■ EXERCISE INSTRUCTIONS
Below is a listing; reproduce each line of it exactly.
· · ·
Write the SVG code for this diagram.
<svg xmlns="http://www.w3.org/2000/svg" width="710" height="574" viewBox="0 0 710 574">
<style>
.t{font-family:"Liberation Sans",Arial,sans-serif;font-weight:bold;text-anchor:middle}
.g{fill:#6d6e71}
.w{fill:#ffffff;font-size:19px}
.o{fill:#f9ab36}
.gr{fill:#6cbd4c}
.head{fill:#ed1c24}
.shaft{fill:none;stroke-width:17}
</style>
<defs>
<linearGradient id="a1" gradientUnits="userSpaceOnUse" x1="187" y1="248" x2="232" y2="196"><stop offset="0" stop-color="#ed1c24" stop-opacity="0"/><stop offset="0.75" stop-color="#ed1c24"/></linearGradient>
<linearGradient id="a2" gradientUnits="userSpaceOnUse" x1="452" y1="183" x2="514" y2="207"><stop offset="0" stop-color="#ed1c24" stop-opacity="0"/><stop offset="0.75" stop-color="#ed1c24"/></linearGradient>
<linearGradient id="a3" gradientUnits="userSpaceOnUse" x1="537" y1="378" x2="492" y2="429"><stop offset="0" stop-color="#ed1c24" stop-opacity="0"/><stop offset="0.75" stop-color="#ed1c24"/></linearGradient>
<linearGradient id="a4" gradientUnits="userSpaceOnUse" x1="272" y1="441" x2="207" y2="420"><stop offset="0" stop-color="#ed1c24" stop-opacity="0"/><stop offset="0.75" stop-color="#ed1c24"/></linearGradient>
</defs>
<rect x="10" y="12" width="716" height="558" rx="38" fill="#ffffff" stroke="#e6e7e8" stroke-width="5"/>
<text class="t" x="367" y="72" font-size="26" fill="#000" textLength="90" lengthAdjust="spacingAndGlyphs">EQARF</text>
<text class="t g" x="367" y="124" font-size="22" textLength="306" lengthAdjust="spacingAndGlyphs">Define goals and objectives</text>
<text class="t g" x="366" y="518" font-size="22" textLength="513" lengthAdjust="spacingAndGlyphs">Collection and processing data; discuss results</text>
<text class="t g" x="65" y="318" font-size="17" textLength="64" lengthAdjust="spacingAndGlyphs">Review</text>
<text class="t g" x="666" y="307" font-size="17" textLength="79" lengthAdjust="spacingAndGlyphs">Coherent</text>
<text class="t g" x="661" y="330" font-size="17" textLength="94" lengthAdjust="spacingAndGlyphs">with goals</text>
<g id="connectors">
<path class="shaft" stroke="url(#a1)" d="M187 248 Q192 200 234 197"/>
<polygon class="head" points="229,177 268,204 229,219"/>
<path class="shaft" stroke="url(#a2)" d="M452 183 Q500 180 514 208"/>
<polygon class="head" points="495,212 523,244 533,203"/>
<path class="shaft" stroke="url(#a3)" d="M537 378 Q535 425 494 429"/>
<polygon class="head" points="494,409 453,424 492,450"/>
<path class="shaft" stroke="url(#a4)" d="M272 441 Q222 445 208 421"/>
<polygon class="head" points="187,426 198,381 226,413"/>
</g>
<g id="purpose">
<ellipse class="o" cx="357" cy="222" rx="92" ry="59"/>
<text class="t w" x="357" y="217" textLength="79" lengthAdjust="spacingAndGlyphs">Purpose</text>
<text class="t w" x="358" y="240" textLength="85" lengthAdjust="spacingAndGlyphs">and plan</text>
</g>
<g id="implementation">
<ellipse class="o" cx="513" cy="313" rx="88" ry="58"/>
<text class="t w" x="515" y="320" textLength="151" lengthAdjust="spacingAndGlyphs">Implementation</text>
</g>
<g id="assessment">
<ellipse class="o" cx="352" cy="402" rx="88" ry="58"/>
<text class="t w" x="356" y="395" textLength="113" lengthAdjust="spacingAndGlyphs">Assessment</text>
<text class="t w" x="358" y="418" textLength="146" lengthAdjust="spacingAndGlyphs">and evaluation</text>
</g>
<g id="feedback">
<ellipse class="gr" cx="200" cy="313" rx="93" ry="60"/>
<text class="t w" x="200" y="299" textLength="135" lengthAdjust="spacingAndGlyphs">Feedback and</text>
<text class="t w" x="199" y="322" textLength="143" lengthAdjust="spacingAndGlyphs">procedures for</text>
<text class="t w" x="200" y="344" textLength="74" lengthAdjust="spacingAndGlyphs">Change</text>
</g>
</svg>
· · ·
■ TASK RESULT
Write the SVG code for this diagram.
<svg xmlns="http://www.w3.org/2000/svg" width="710" height="574" viewBox="0 0 710 574">
<style>
.t{font-family:"Liberation Sans",Arial,sans-serif;font-weight:bold;text-anchor:middle}
.g{fill:#6d6e71}
.w{fill:#ffffff;font-size:19px}
.o{fill:#f9ab36}
.gr{fill:#6cbd4c}
.head{fill:#ed1c24}
.shaft{fill:none;stroke-width:17}
</style>
<defs>
<linearGradient id="a1" gradientUnits="userSpaceOnUse" x1="187" y1="248" x2="232" y2="196"><stop offset="0" stop-color="#ed1c24" stop-opacity="0"/><stop offset="0.75" stop-color="#ed1c24"/></linearGradient>
<linearGradient id="a2" gradientUnits="userSpaceOnUse" x1="452" y1="183" x2="514" y2="207"><stop offset="0" stop-color="#ed1c24" stop-opacity="0"/><stop offset="0.75" stop-color="#ed1c24"/></linearGradient>
<linearGradient id="a3" gradientUnits="userSpaceOnUse" x1="537" y1="378" x2="492" y2="429"><stop offset="0" stop-color="#ed1c24" stop-opacity="0"/><stop offset="0.75" stop-color="#ed1c24"/></linearGradient>
<linearGradient id="a4" gradientUnits="userSpaceOnUse" x1="272" y1="441" x2="207" y2="420"><stop offset="0" stop-color="#ed1c24" stop-opacity="0"/><stop offset="0.75" stop-color="#ed1c24"/></linearGradient>
</defs>
<rect x="10" y="12" width="716" height="558" rx="38" fill="#ffffff" stroke="#e6e7e8" stroke-width="5"/>
<text class="t" x="367" y="72" font-size="26" fill="#000" textLength="90" lengthAdjust="spacingAndGlyphs">EQARF</text>
<text class="t g" x="367" y="124" font-size="22" textLength="306" lengthAdjust="spacingAndGlyphs">Define goals and objectives</text>
<text class="t g" x="366" y="518" font-size="22" textLength="513" lengthAdjust="spacingAndGlyphs">Collection and processing data; discuss results</text>
<text class="t g" x="65" y="318" font-size="17" textLength="64" lengthAdjust="spacingAndGlyphs">Review</text>
<text class="t g" x="666" y="307" font-size="17" textLength="79" lengthAdjust="spacingAndGlyphs">Coherent</text>
<text class="t g" x="661" y="330" font-size="17" textLength="94" lengthAdjust="spacingAndGlyphs">with goals</text>
<g id="connectors">
<path class="shaft" stroke="url(#a1)" d="M187 248 Q192 200 234 197"/>
<polygon class="head" points="229,177 268,204 229,219"/>
<path class="shaft" stroke="url(#a2)" d="M452 183 Q500 180 514 208"/>
<polygon class="head" points="495,212 523,244 533,203"/>
<path class="shaft" stroke="url(#a3)" d="M537 378 Q535 425 494 429"/>
<polygon class="head" points="494,409 453,424 492,450"/>
<path class="shaft" stroke="url(#a4)" d="M272 441 Q222 445 208 421"/>
<polygon class="head" points="187,426 198,381 226,413"/>
</g>
<g id="purpose">
<ellipse class="o" cx="357" cy="222" rx="92" ry="59"/>
<text class="t w" x="357" y="217" textLength="79" lengthAdjust="spacingAndGlyphs">Purpose</text>
<text class="t w" x="358" y="240" textLength="85" lengthAdjust="spacingAndGlyphs">and plan</text>
</g>
<g id="implementation">
<ellipse class="o" cx="513" cy="313" rx="88" ry="58"/>
<text class="t w" x="515" y="320" textLength="151" lengthAdjust="spacingAndGlyphs">Implementation</text>
</g>
<g id="assessment">
<ellipse class="o" cx="352" cy="402" rx="88" ry="58"/>
<text class="t w" x="356" y="395" textLength="113" lengthAdjust="spacingAndGlyphs">Assessment</text>
<text class="t w" x="358" y="418" textLength="146" lengthAdjust="spacingAndGlyphs">and evaluation</text>
</g>
<g id="feedback">
<ellipse class="gr" cx="200" cy="313" rx="93" ry="60"/>
<text class="t w" x="200" y="299" textLength="135" lengthAdjust="spacingAndGlyphs">Feedback and</text>
<text class="t w" x="199" y="322" textLength="143" lengthAdjust="spacingAndGlyphs">procedures for</text>
<text class="t w" x="200" y="344" textLength="74" lengthAdjust="spacingAndGlyphs">Change</text>
</g>
</svg>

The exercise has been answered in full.